[BEGIN EXTRACTED RECORDS]
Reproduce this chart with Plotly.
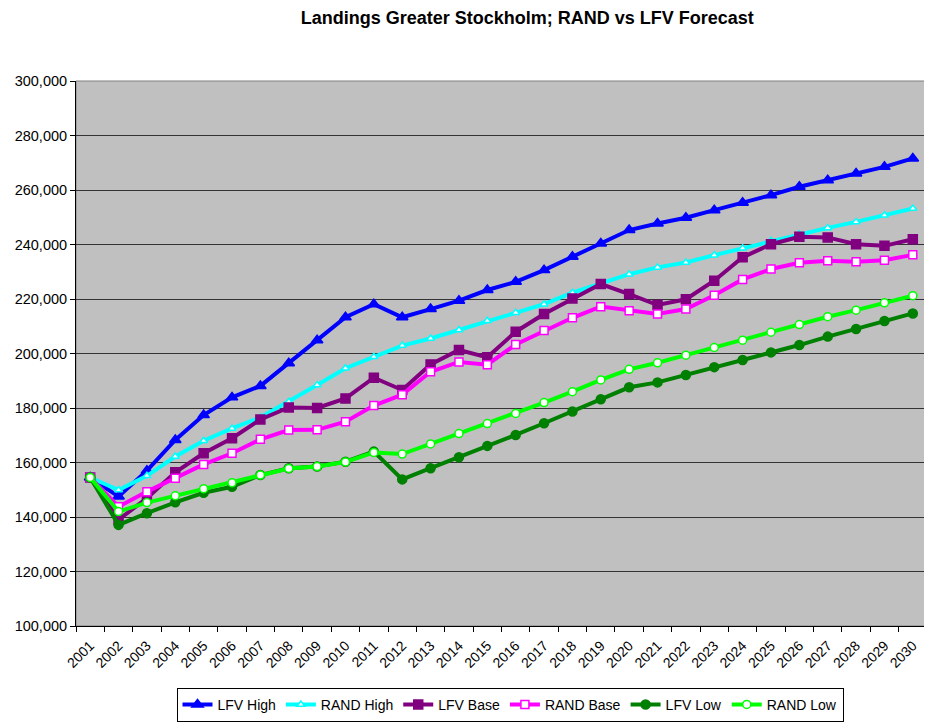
import plotly.graph_objects as go

years = [str(y) for y in range(2001, 2031)]

lfv_high = [154500, 147500, 157000, 168300, 177400, 183900, 188100, 196400, 204900, 213300,
            218100, 213300, 216300, 219400, 223300, 226300, 230600, 235500, 240400, 245300,
            247700, 249800, 252600, 255300, 258100, 261200, 263600, 266100, 268500, 271600]
rand_high = [154500, 149900, 155100, 162200, 168000, 172500, 176500, 182300, 188400, 194600,
             198800, 202900, 205500, 208600, 212000, 215000, 218100, 222300, 225700, 229100,
             231600, 233400, 236100, 238600, 241400, 243800, 246100, 248300, 250700, 253200]
lfv_base = [154500, 139000, 146900, 156400, 163400, 168900, 175800, 180200, 180000, 183500,
            191100, 186600, 196000, 201300, 198600, 208000, 214500, 220200, 225500, 221800,
            217800, 219900, 226700, 235300, 240100, 242800, 242600, 240100, 239500, 241900]
rand_base = [154500, 143800, 149300, 154200, 159300, 163400, 168500, 171900, 172000, 175000,
             180900, 184900, 193300, 196900, 195900, 203300, 208400, 213100, 217200, 215700,
             214500, 216300, 221400, 227200, 231000, 233300, 234000, 233700, 234200, 236200]
lfv_low = [154500, 137100, 141400, 145400, 148900, 151100, 155400, 157900, 158500, 160300,
           164000, 153800, 157900, 161900, 166100, 170100, 174400, 178700, 183200, 187600,
           189400, 192100, 195000, 197600, 200400, 203100, 206200, 209000, 211900, 214700]
rand_low = [154500, 142000, 145300, 147800, 150400, 152600, 155400, 157800, 158500, 160200,
            163700, 163100, 166800, 170600, 174300, 178000, 182000, 186000, 190300, 194200,
            196600, 199400, 202200, 204900, 207800, 210600, 213500, 215900, 218600, 221200]

series = [
    ("LFV High", lfv_high, "#0000FF", "triangle-up", "#0000FF", 10),
    ("RAND High", rand_high, "#00FFFF", "triangle-up", "#FFFFFF", 7),
    ("LFV Base", lfv_base, "#800080", "square", "#800080", 9),
    ("RAND Base", rand_base, "#FF00FF", "square", "#FFFFFF", 8),
    ("LFV Low", lfv_low, "#008000", "circle", "#008000", 9),
    ("RAND Low", rand_low, "#00FF00", "circle", "#FFFFFF", 8),
]

fig = go.Figure()
for name, vals, col, sym, fill, size in series:
    fig.add_trace(go.Scatter(
        x=years, y=vals, name=name, mode="lines+markers",
        line=dict(color=col, width=4),
        marker=dict(symbol=sym, size=size, color=fill, line=dict(color=col, width=1.5)),
    ))

font_main = "Arial, Liberation Sans, sans-serif"

# page body has an 8px default margin; figure sized to fill the 932x724 window
fig.update_layout(
    width=924, height=716,
    margin=dict(l=68, r=5, t=73, b=98, autoexpand=False),
    paper_bgcolor="white", plot_bgcolor="#C0C0C0",
    font=dict(family=font_main, size=14, color="black"),
    title=dict(text="<b>Landings Greater Stockholm; RAND vs LFV Forecast</b>",
               x=0.562, xanchor="center", y=0.987, yanchor="middle",
               font=dict(family=font_main, size=18, color="black")),
    showlegend=True,
    legend=dict(orientation="h", x=0.51, xanchor="center",
                yref="container", y=0.003, yanchor="bottom",
                bordercolor="black", borderwidth=1, bgcolor="white",
                font=dict(family=font_main, size=14), itemwidth=30,
                tracegroupgap=0),
    xaxis=dict(type="category", range=[-0.5, 29.5], tickangle=-45,
               ticks="outside", tickson="boundaries", ticklen=5, tickcolor="black",
               ticklabelstandoff=5,
               showline=True, linecolor="black", linewidth=1, automargin=False,
               showgrid=False, tickfont=dict(size=14, family=font_main)),
    yaxis=dict(range=[100000, 300000], dtick=20000, tickformat=",d",
               ticks="outside", ticklen=5, tickcolor="black",
               showline=True, linecolor="black", linewidth=1, automargin=False,
               showgrid=True, gridcolor="#333333", gridwidth=1,
               tickfont=dict(size=14.5, family=font_main)),
)
fig.add_shape(type="rect", xref="paper", yref="paper", x0=0, x1=1, y0=0, y1=1,
              line=dict(color="#808080", width=1), layer="below")

fig.write_html("out.html")
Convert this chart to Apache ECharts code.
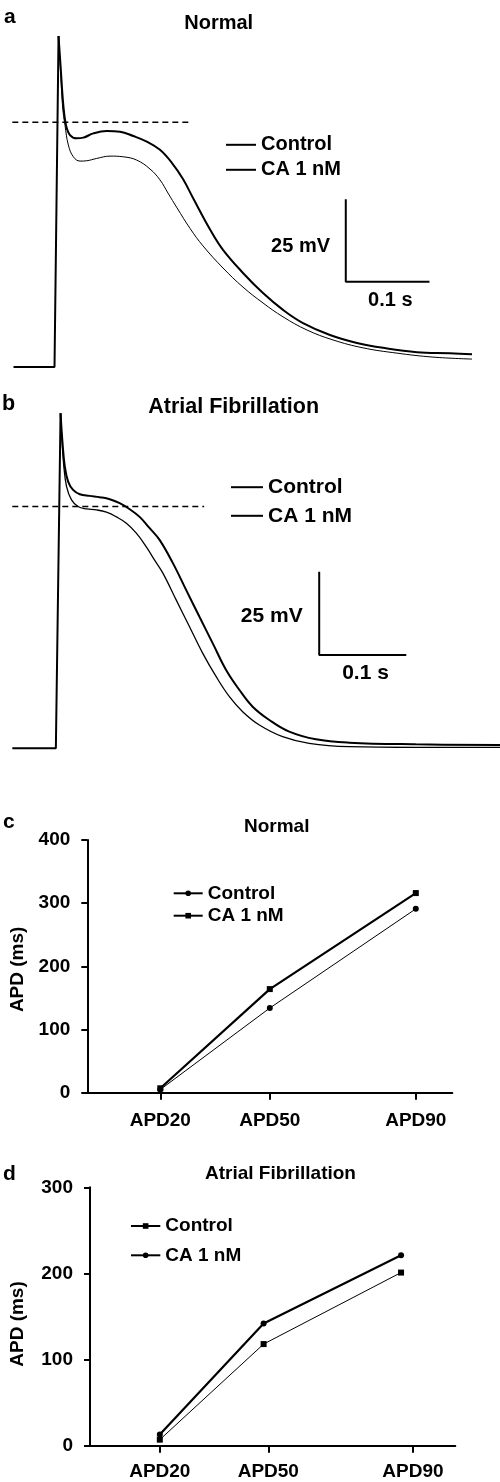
<!DOCTYPE html>
<html><head><meta charset="utf-8">
<script src="https://cdn.jsdelivr.net/npm/echarts@6.0.0/dist/echarts.min.js"></script>
<style>html,body{margin:0;padding:0;background:#fff}#c{width:500px;height:1482px}</style>
</head><body><div id="c"></div>
<script>
// ---------- Panel a (Normal): time (ms) / membrane potential (mV) ----------
const ctrlA_t = [-49, 0, 4.8, 7.4, 9.8, 12.5, 16.5, 22.5, 30.5, 38.5, 50.4, 66.3, 82.2, 98.2, 114.1, 126, 135.6, 146.4, 161.9, 177.4, 201.3, 225.2, 249.1, 273, 301.7, 332.7, 368.6, 409.2, 452.2, 498.8];
const ctrlA_v = [-80, -80, 20.3, 8.5, -1.5, -6.7, -12.7, -16.3, -17.6, -17.5, -16.8, -16.1, -16.3, -17.3, -20, -23.3, -27.3, -31.8, -38, -43.3, -50, -55.8, -60.6, -64.8, -68.8, -71.8, -74.2, -75.8, -77, -77.6];
const caA_t = [-49, 0, 4.8, 7.4, 10.5, 13.7, 18.5, 26.5, 34.4, 46.4, 62.4, 78.3, 94.1, 110.2, 126, 140.4, 153.5, 165.5, 186.2, 201.3, 225.2, 249.1, 273, 296.9, 329.1, 361.4, 392.5, 433, 472.5, 498.8];
const caA_v = [-80, -80, 20.3, 10.6, -0.6, -6.7, -9.7, -10.7, -10.5, -9.2, -8.5, -8.7, -10, -11.7, -14.2, -18.2, -23, -28.8, -38.5, -44.5, -51.5, -57.6, -62.7, -66.7, -70.3, -72.7, -74.2, -75.5, -75.8, -76.1];
const dashA_t = [-50.4, 164];
const dashA_v = [-5.8, -5.8];
const scaleA = [348, -54.2, 100, 25]; // start ms, start mV, 0.1 s, 25 mV

// ---------- Panel b (Atrial Fibrillation) ----------
const ctrlB_t = [-50, 0, 5.4, 6.5, 9.2, 12.3, 18, 25.5, 35.2, 46.6, 58.1, 69.5, 81, 92.4, 103.9, 113.4, 122.9, 138.3, 153.5, 168.7, 184.1, 199.3, 214.5, 233.7, 260.4, 290.9, 336.8, 413.2, 510];
const ctrlB_v = [-80, -80, 20.6, 14.7, 4.6, -1.4, -5.4, -7.4, -8.1, -8.4, -9.1, -10.5, -12.4, -15.4, -19.5, -23.5, -27.4, -35.5, -43.5, -51.5, -58.5, -64.5, -69, -73, -76.5, -78.5, -79.5, -79.7, -79.7];
const caB_t = [-50, 0, 5.4, 7.7, 10.3, 14.1, 19.8, 27.5, 38.9, 50.4, 61.9, 73.3, 84.8, 96.2, 107.7, 119.1, 134.4, 149.7, 164.9, 180.2, 195.5, 210.8, 226, 245.1, 268, 298.6, 336.8, 413.2, 510];
const caB_v = [-80, -80, 20.6, 11.6, 4.6, 0.1, -2.4, -3.7, -4.2, -4.6, -5.2, -6.4, -8.2, -10.5, -13.9, -17.4, -24.4, -32.5, -40.5, -48.5, -56.5, -62.5, -67.5, -71.5, -75, -77.3, -78.3, -78.8, -79];
const dashB_t = [-50, 170.3];
const dashB_v = [-7.4, -7.4];
const scaleB = [302.4, -52, 100, 25];

// ---------- Panels c, d: APD (ms) ----------
const apdLabels = ['APD20', 'APD50', 'APD90'];
const apdTicks = [20, 50, 90];
const apdPosC = [20, 50, 90];
const ctrlC = [5, 134, 291];
const caC = [7, 164, 316];
const apdPosD = [20, 48.7, 86.7];
const ctrlD = [7, 118, 201];
const caD = [13, 142, 221];

const FONT = '"Liberation Sans", Arial, Helvetica, sans-serif';
const zip = (a, b) => a.map((x, i) => [x, b[i]]);
function split(t, v) {
  const k = v.indexOf(Math.max(...v));
  return [zip(t.slice(0, k + 1), v.slice(0, k + 1)), zip(t.slice(k), v.slice(k))];
}
function scaleBar(s) {
  return [[s[0], s[1] + s[3]], [s[0], s[1]], [s[0] + s[2], s[1]]];
}
const txt = (text, x, y, size, align) => ({
  type: 'text', x: x, y: y, silent: true,
  style: { text: text, font: 'bold ' + size + 'px ' + FONT, fill: '#000', align: align || 'left', verticalAlign: 'middle' }
});

const hiddenAxis = (gi, min, max) => ({ gridIndex: gi, type: 'value', min: min, max: max, show: false, splitLine: { show: false } });

function traceSeries(gi, nameC, nameCA, cT, cV, aT, aV, dT, dV, sb, wC, wA) {
  const c = split(cT, cV), a = split(aT, aV);
  const base = { type: 'line', xAxisIndex: gi, yAxisIndex: gi, symbol: 'none', silent: true, color: '#000' };
  const sm = { smooth: 0.4 };
  return [
    Object.assign({}, base, sm, { name: nameC, data: c[1], lineStyle: { color: '#000', width: wC } }),
    Object.assign({}, base, sm, { name: nameCA, data: a[1], lineStyle: { color: '#000', width: wA } }),
    Object.assign({}, base, { name: 'upstroke' + gi, data: a[0], lineStyle: { color: '#000', width: 2 } }),
    Object.assign({}, base, { name: 'ref' + gi, data: zip(dT, dV), lineStyle: { color: '#000', width: 1.5, type: [6, 4] } }),
    Object.assign({}, base, { name: 'scale' + gi, data: scaleBar(sb), lineStyle: { color: '#000', width: 2 } })
  ];
}

const axisStyle = { color: '#000', width: 2 };
const labelStyle = { color: '#000', fontWeight: 'bold', fontSize: 19, fontFamily: FONT };
function apdX(gi, min, max, margin) {
  return {
    gridIndex: gi, type: 'value', min: min, max: max,
    axisLine: { show: true, onZero: false, lineStyle: axisStyle },
    axisTick: { show: true, length: 7, lineStyle: axisStyle, customValues: apdTicks },
    axisLabel: Object.assign({ margin: margin, customValues: apdTicks, formatter: v => apdLabels[apdTicks.indexOf(v)] }, labelStyle),
    splitLine: { show: false }
  };
}
function apdY(gi, max, gap, pad) {
  return {
    gridIndex: gi, type: 'value', min: 0, max: max, interval: 100,
    axisLine: { show: true, onZero: false, lineStyle: axisStyle },
    axisTick: { show: true, length: 6, lineStyle: axisStyle },
    axisLabel: Object.assign({ margin: 17 }, labelStyle),
    splitLine: { show: false },
    name: 'APD (ms)', nameLocation: 'middle', nameRotate: 90, nameGap: gap,
    nameTextStyle: Object.assign({ padding: [0, pad, 0, 0] }, labelStyle)
  };
}
function apdSeries(gi, name, pos, vals, symbol, width) {
  return {
    type: 'line', name: name, xAxisIndex: gi, yAxisIndex: gi, data: zip(pos, vals),
    symbol: symbol, symbolSize: 6, showSymbol: true, color: '#000',
    itemStyle: { color: '#000' }, lineStyle: { color: '#000', width: width }, silent: true
  };
}
function legend(names, left, top, w, h, gap, size) {
  return {
    data: names, orient: 'vertical', left: left, top: top, itemWidth: w, itemHeight: h, itemGap: gap,
    padding: 0, selectedMode: false, formatter: n => n.trim(),
    textStyle: { color: '#000', fontWeight: 'bold', fontSize: size, lineHeight: size, fontFamily: FONT }
  };
}

const option = {
  animation: false,
  backgroundColor: '#fff',
  grid: [
    { left: 4.3, top: 20.5, width: 468.7, height: 363 },
    { left: 3.6, top: 398.65, width: 497.6, height: 366.3 },
    { left: 87.3, top: 840, width: 365, height: 252.7 },
    { left: 87.3, top: 1187.3, width: 368, height: 258.4 }
  ],
  xAxis: [hiddenAxis(0, -60, 500), hiddenAxis(1, -60, 510), apdX(2, 0, 100, 19), apdX(3, 0.7, 101.7, 17)],
  yAxis: [hiddenAxis(0, -85, 25), hiddenAxis(1, -85, 25), apdY(2, 400, 58, 6), apdY(3, 300, 63, 15)],
  legend: [
    legend(['Control', 'CA 1 nM'], 225, 134.8, 30, 0.5, 5, 20),
    legend(['Control ', 'CA 1 nM '], 230, 476.7, 32, 0.5, 7.6, 21),
    legend(['Control  ', 'CA 1 nM  '], 172.7, 883.8, 29, 7, 3.4, 19),
    legend(['Control   ', 'CA 1 nM   '], 130, 1216.5, 29.3, 7, 10.3, 19)
  ],
  series: [].concat(
    traceSeries(0, 'Control', 'CA 1 nM', ctrlA_t, ctrlA_v, caA_t, caA_v, dashA_t, dashA_v, scaleA, 1, 2),
    traceSeries(1, 'Control ', 'CA 1 nM ', ctrlB_t, ctrlB_v, caB_t, caB_v, dashB_t, dashB_v, scaleB, 1.3, 2),
    [apdSeries(2, 'Control  ', apdPosC, ctrlC, 'circle', 1),
     apdSeries(2, 'CA 1 nM  ', apdPosC, caC, 'rect', 2.2),
     apdSeries(3, 'Control   ', apdPosD, ctrlD, 'rect', 1),
     apdSeries(3, 'CA 1 nM   ', apdPosD, caD, 'circle', 2.2)]
  ),
  graphic: [
    txt('a', 4, 17.5, 21),
    txt('Normal', 218.7, 23.8, 20, 'center'),
    txt('25 mV', 330, 246.7, 20, 'right'),
    txt('0.1 s', 390.3, 300, 20, 'center'),
    txt('b', 2, 404, 21.5),
    txt('Atrial Fibrillation', 233.7, 406.7, 21.5, 'center'),
    txt('25 mV', 302.7, 616, 21, 'right'),
    txt('0.1 s', 365.5, 673.3, 21, 'center'),
    txt('c', 3, 822.7, 21),
    txt('Normal', 276.7, 826.7, 19, 'center'),
    txt('d', 3, 1174, 21),
    txt('Atrial Fibrillation', 280.5, 1173.3, 19, 'center')
  ]
};
const chart = echarts.init(document.getElementById('c'), null, { renderer: 'canvas' });
chart.setOption(option);
</script></body></html>
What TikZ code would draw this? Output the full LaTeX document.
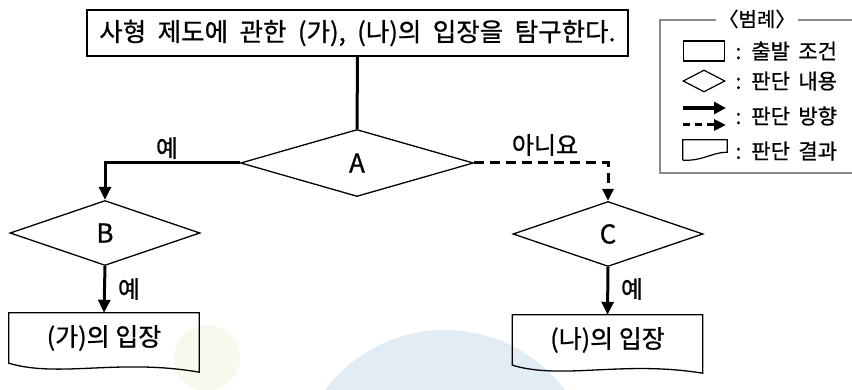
\documentclass[tikz,border=0pt]{standalone}
\usepackage{fontspec}
\setmainfont{Noto Sans CJK KR}[FakeBold=0.8]
\usepackage{xcolor}
\usepackage{tikz}
\usetikzlibrary{shapes.geometric, arrows.meta}
\definecolor{legendgray}{RGB}{140,140,140}
\definecolor{markblue}{RGB}{226,236,244}
\definecolor{markgreen}{RGB}{248,249,236}

\begin{document}
\begin{tikzpicture}[x=1pt, y=-1pt,
  startbox/.style={draw, line width=1.6pt, minimum width=541pt, minimum height=46pt, inner sep=0pt, font={\fontsize{25.5}{28}\selectfont\spaceskip=0.45em\relax}},
  decision/.style={diamond, draw, line width=1.3pt, inner sep=0pt, minimum width=190pt, minimum height=65pt, font=\fontsize{26}{30}\selectfont},
  result/.style={minimum width=190pt, minimum height=50pt, inner sep=0pt, font=\fontsize{25}{28}\selectfont},
  doc/.style={line width=1.3pt},
  flow/.style={line width=3pt, -{Triangle[length=13pt, width=12pt]}},
  noflow/.style={line width=3pt, dash pattern=on 10pt off 6pt, -{Triangle[length=12pt, width=11pt]}},
  answer/.style={font=\fontsize{24}{28}\selectfont},
  legendtext/.style={anchor=west, font={\fontsize{21}{24}\selectfont\spaceskip=0.4em\relax}}]
\useasboundingbox (0,0) rectangle (852,390);

% faint marks behind the chart
\fill[markblue] (445,480) circle (150);
\fill[markgreen] (207,358) circle (33);

% start and decisions
\node[startbox] (start) at (357.5,33) {사형 제도에 관한 (가), (나)의 입장을 탐구한다.};
\node[decision, minimum width=233pt, minimum height=67pt] (a) at (357,163) {A};
\node[decision] (b) at (105,233) {B};
\node[decision] (c) at (608,234) {C};

% results
\node[result] (ra) at (104,338) {(가)의 입장};
\node[result] (rb) at (607.5,340) {(나)의 입장};
\draw[doc] (ra.south west) -- (ra.north west) -- (ra.north east) -- ([yshift=-9pt]ra.south east)
  .. controls ([xshift=-80pt, yshift=5pt]ra.south east) and ([xshift=50pt, yshift=-15pt]ra.south west) .. cycle;
\draw[doc] (rb.south west) -- (rb.north west) -- (rb.north east) -- ([yshift=-8pt]rb.south east)
  .. controls ([xshift=-80pt, yshift=5pt]rb.south east) and ([xshift=50pt, yshift=-15pt]rb.south west) .. cycle;

% connectors
\draw[line width=3pt] (start.south) -- (a.north);
\draw[flow] (a.west) -| (b.north);
\draw[noflow] (a.east) -| (c.north);
\draw[flow] (b.south) -- (ra.north);
\draw[flow] (c.south) -- (rb.north);

% answers
\node[answer] (yesa) at (167,148) {예};
\node[answer] (noa) at (545,145) {아니요};
\node[answer] (yesb) at (129,289) {예};
\node[answer] (yesc) at (632,289) {예};

% legend
\draw[legendgray, line width=1.2pt] (852,20) -- (660,20) -- (660,173) -- (852,173);
\node[fill=white, inner sep=3pt, font=\fontsize{20}{24}\selectfont] (legend) at (757,19) {〈범례〉};
\node[draw, line width=1.2pt, minimum width=41pt, minimum height=20pt, inner sep=0pt] (keybox) at (704,51) {};
\node[draw, diamond, line width=1.2pt, minimum width=42pt, minimum height=22pt, inner sep=0pt] (keydia) at (704,81) {};
\coordinate (keyaw) at (683,108);
\coordinate (keyae) at (726,108);
\coordinate (keybw) at (683,125);
\coordinate (keybe) at (726,125);
\draw[line width=3.5pt, -{Triangle[length=12pt, width=12pt]}] (keyaw) -- (keyae);
\draw[line width=3pt, dash pattern=on 7pt off 5pt, -{Triangle[length=12pt, width=11pt]}] (keybw) -- (keybe);
\node[minimum width=44pt, minimum height=12pt, inner sep=0pt] (keydoc) at (705,146) {};
\draw[line width=1.2pt] ([yshift=-8pt]keydoc.south west) -- (keydoc.north west) -- (keydoc.north east) -- (keydoc.south east)
  .. controls ([xshift=-15pt]keydoc.south east) and ([xshift=20pt, yshift=-9pt]keydoc.south west) .. ([yshift=-8pt]keydoc.south west);
\node[legendtext] (keyt1) at (732,51) {: 출발 조건};
\node[legendtext] (keyt2) at (732,81) {: 판단 내용};
\node[legendtext] (keyt3) at (732,116) {: 판단 방향};
\node[legendtext] (keyt4) at (732,151) {: 판단 결과};
\end{tikzpicture}
\end{document}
[END EXTRACTED RECORDS]
- _OBJECTIVE_: Without the pictures, repeat the entries above line by line, from the first through the one that contains "years = [str(y) for y in range(2001, 2031)]", both ends included.

- _TASK RESULT_:
Reproduce this chart with Plotly.
import plotly.graph_objects as go

years = [str(y) for y in range(2001, 2031)]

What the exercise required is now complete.